- [INFORMATION PROVIDED]:
....

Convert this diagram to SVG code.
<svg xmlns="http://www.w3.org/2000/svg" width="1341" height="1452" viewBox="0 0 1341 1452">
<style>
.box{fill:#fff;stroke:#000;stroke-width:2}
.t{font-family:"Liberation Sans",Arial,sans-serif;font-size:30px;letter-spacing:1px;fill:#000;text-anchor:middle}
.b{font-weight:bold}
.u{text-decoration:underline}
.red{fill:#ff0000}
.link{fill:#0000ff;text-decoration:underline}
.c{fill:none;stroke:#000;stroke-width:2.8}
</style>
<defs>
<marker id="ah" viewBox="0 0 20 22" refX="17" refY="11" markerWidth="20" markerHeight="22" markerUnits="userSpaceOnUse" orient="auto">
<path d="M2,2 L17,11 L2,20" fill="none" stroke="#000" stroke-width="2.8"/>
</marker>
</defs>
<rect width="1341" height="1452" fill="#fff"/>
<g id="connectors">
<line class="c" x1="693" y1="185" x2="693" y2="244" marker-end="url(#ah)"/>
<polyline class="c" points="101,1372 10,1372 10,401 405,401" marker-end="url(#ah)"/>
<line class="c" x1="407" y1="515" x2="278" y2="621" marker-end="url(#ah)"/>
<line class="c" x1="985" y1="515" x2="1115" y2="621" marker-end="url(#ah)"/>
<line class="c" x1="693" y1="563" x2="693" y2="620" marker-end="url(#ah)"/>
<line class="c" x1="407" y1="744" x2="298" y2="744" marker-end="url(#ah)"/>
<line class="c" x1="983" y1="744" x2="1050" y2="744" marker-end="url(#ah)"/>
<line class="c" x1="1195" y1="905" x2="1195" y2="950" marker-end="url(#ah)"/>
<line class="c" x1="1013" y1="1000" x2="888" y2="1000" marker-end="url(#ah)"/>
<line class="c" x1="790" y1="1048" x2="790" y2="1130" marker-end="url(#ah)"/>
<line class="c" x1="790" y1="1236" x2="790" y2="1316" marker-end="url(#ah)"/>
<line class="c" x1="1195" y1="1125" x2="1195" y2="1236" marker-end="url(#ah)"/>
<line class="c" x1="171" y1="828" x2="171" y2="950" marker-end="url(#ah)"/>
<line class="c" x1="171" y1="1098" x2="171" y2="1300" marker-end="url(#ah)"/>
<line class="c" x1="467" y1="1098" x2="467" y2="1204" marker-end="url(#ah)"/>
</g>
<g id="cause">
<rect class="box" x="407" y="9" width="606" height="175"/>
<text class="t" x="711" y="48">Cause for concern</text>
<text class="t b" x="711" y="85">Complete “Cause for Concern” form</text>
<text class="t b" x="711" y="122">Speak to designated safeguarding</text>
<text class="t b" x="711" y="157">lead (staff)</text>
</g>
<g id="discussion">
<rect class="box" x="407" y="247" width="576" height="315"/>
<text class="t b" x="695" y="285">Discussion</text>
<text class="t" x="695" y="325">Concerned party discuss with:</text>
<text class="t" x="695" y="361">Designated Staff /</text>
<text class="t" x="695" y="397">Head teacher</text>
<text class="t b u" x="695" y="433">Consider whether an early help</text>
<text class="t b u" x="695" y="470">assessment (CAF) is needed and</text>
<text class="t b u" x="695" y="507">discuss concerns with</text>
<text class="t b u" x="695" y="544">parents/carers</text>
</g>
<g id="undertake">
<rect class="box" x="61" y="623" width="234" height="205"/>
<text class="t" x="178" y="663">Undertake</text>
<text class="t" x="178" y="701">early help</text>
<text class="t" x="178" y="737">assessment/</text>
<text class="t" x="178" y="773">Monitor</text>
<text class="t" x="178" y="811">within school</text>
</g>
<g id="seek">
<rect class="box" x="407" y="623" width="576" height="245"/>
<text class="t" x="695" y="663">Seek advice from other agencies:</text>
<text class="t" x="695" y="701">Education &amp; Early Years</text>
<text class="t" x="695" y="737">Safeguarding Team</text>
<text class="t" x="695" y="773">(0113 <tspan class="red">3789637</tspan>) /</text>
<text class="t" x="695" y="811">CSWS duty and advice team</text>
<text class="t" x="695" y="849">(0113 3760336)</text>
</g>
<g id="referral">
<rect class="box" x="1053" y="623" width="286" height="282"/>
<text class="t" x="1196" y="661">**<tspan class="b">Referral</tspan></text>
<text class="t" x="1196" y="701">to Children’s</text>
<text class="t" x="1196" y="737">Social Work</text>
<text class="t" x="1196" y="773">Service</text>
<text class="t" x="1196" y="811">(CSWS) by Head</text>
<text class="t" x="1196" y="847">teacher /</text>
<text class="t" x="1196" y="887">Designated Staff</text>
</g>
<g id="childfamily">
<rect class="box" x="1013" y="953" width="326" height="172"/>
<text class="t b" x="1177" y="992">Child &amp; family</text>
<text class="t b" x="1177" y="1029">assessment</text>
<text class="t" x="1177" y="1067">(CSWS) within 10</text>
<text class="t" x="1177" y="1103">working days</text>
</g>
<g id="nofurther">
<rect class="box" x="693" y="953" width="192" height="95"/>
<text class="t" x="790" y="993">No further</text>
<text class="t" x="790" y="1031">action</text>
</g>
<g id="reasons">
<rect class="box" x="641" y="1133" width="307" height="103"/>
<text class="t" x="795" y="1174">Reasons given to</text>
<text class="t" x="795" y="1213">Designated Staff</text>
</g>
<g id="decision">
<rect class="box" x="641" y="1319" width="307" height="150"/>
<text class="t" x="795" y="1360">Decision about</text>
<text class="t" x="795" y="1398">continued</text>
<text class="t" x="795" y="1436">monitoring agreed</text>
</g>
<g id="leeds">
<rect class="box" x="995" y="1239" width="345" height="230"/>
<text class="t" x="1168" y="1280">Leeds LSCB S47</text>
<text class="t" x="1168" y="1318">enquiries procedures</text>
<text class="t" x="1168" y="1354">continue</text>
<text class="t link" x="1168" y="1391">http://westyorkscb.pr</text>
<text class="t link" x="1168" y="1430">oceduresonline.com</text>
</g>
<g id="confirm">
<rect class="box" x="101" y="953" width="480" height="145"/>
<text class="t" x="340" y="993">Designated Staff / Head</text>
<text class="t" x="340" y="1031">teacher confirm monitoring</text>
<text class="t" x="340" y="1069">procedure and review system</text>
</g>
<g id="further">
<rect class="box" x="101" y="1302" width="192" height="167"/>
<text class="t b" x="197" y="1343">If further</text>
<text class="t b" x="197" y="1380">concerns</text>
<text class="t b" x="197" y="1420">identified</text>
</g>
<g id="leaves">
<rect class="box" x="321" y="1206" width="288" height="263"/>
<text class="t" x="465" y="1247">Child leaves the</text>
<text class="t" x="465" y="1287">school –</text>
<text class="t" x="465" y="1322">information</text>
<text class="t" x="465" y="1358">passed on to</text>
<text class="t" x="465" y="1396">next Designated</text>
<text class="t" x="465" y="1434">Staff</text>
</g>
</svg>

....

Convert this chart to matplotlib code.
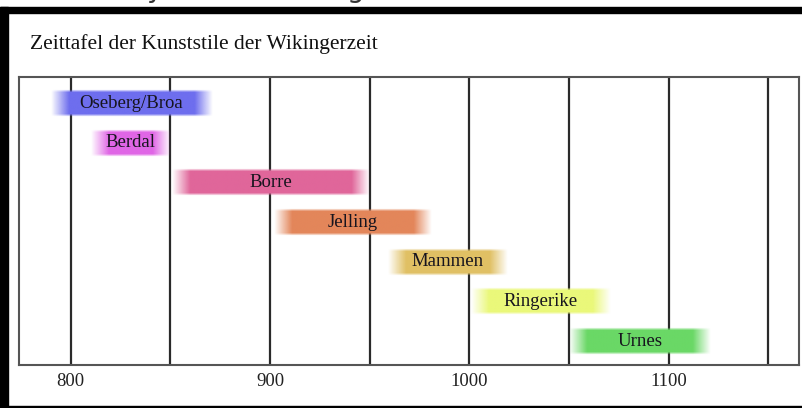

....

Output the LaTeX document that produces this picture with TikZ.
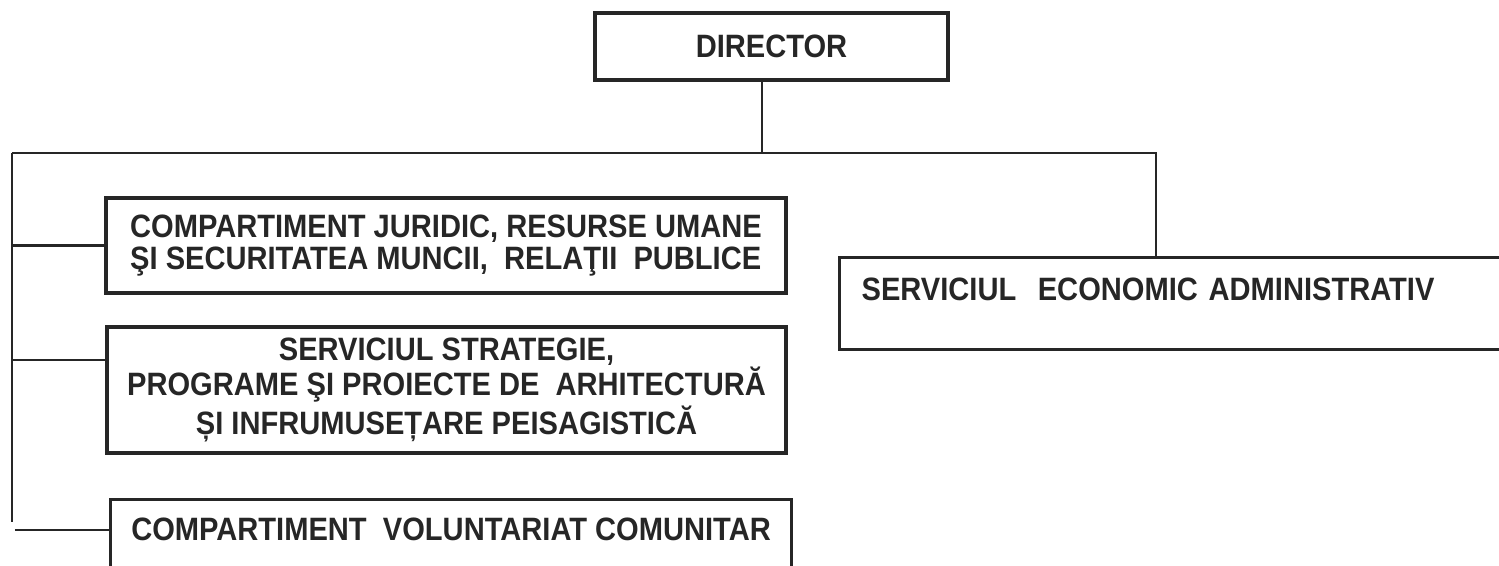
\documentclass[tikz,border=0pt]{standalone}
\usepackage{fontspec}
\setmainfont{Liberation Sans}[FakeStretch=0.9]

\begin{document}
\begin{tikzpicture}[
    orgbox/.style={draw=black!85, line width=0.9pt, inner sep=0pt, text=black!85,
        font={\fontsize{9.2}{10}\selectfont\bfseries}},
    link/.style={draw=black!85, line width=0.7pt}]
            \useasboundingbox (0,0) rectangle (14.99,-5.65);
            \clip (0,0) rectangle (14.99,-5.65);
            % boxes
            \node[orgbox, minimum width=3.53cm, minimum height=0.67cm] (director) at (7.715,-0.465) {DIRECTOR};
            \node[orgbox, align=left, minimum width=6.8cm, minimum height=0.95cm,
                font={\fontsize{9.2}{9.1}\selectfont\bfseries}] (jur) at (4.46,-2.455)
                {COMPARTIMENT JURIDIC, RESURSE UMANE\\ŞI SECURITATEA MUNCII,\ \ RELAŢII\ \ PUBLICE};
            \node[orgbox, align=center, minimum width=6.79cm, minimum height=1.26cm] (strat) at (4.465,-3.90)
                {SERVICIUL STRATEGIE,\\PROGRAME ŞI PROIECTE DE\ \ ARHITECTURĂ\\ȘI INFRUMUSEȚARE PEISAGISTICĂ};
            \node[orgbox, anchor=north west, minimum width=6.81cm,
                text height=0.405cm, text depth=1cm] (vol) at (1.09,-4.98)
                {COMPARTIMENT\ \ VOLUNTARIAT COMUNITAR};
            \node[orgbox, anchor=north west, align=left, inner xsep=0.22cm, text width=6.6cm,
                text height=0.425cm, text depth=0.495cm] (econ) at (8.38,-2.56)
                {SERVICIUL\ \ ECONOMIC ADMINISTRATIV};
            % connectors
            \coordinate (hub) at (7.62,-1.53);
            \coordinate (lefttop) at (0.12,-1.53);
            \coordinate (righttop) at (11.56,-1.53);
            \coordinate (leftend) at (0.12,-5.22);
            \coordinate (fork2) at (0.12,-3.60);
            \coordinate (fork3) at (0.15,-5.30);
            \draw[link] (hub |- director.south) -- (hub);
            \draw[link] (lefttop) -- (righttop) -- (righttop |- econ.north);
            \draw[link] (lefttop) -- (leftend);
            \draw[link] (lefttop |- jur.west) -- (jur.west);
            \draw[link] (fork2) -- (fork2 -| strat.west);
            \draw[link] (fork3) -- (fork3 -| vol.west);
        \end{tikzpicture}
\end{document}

....

- [GOAL]:
Among the lines of the data above, count those holding "Convert" and state only the number.

- [FINAL ANSWER]:
2